Kelompok pemberontak Sudan, Rapid Support Forces (RSF/Pasukan Dukungan Cepat) membantai nyaris 300 orang di sebuah desa di wilayah Kordofan Utara, sejak Sabtu (12/5) pekan lalu. Laporan itu disampaikan aktivis setempat.
RSF merupakan kelompok paramiliter yang terlibat dalam perang saudara sejak April 2023 lalu. Sedangkan Kordofan Utara adalah garis depan pertempuran pada perang saudara di Sudan ini.
Kelompok HAM, Emergency Lawyers, dalam keterangan pada Senin (14/7) menyatakan, RSF menyerang beberapa desa di kawasan Bara. Kawasan itu kini dikendalikan secara penuh oleh RSF.

Di salah desa, Shag Alnom, sekitar 200 orang dibunuh lewat aksi pembakaran dan penembakan. Sedangkan korban-korban yang jatuh di desa lain kehilangan nyawa akibat penyerbuan berujung penjarahan.
Emergency Lawyers menambahkan, ibu hamil dan anak-anak masuk dalam daftar target pembantaian RSF.
“Telah terbukti bahwa desa-desa yang menjadi sasaran tersebut sama sekali tidak memiliki sasaran militer, hal ini memperjelas sifat kriminal dari kejahatan-kejahatan yang dilakukan dengan mengabaikan sepenuhnya hukum humaniter internasional,” kata Emergency Lawyers seperti dikutip dari The Guardian.

Sampai sekarang perang saudara di Sudan belum berakhir. Perang yang melibatkan RSF melawan militer menyebabkan Sudan terpecah. Militer menguasai Sudan tengah dan timur. Sedangkan RSF mengendalikan kawasan barat dan Kordofan Utara.

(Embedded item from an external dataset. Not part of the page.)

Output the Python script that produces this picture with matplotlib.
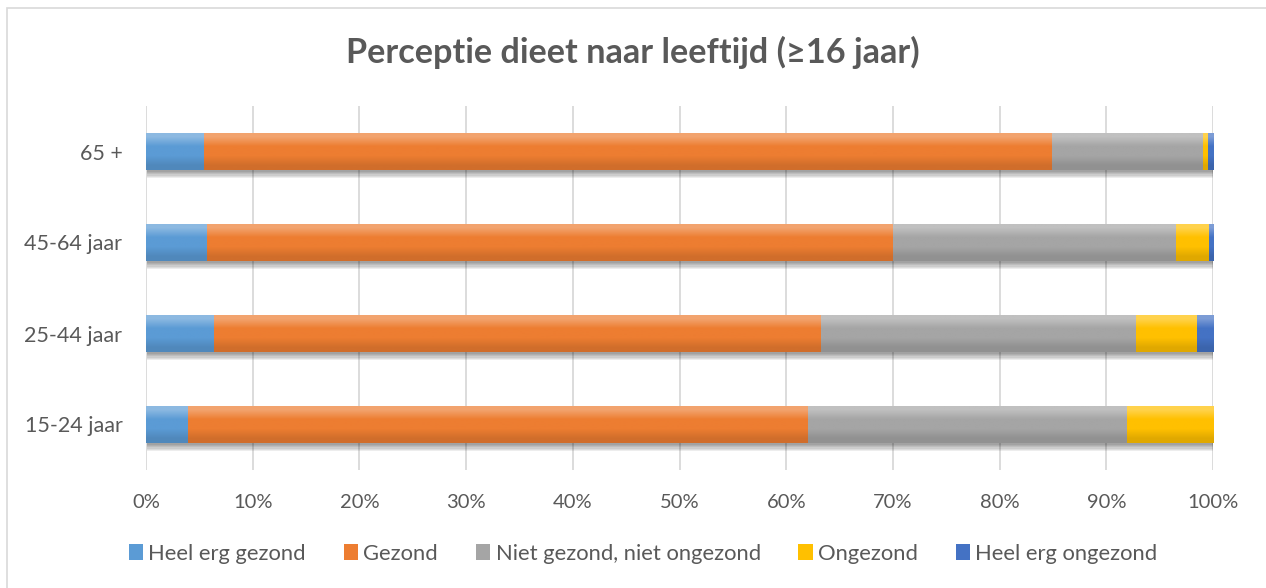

Amerika Serikat dan PBB menduga RSF melakukan kejahatan perang, kejahatan kemanusiaan dan genosida.
Perang saudara di Sudan menciptakan krisis kemanusiaan besar di dunia. Setengah dari populasi Sudan menjadi korban kelaparan akibat imbas perang saudara. Kondisi diperparah dengan tersebarnya wabah kolera.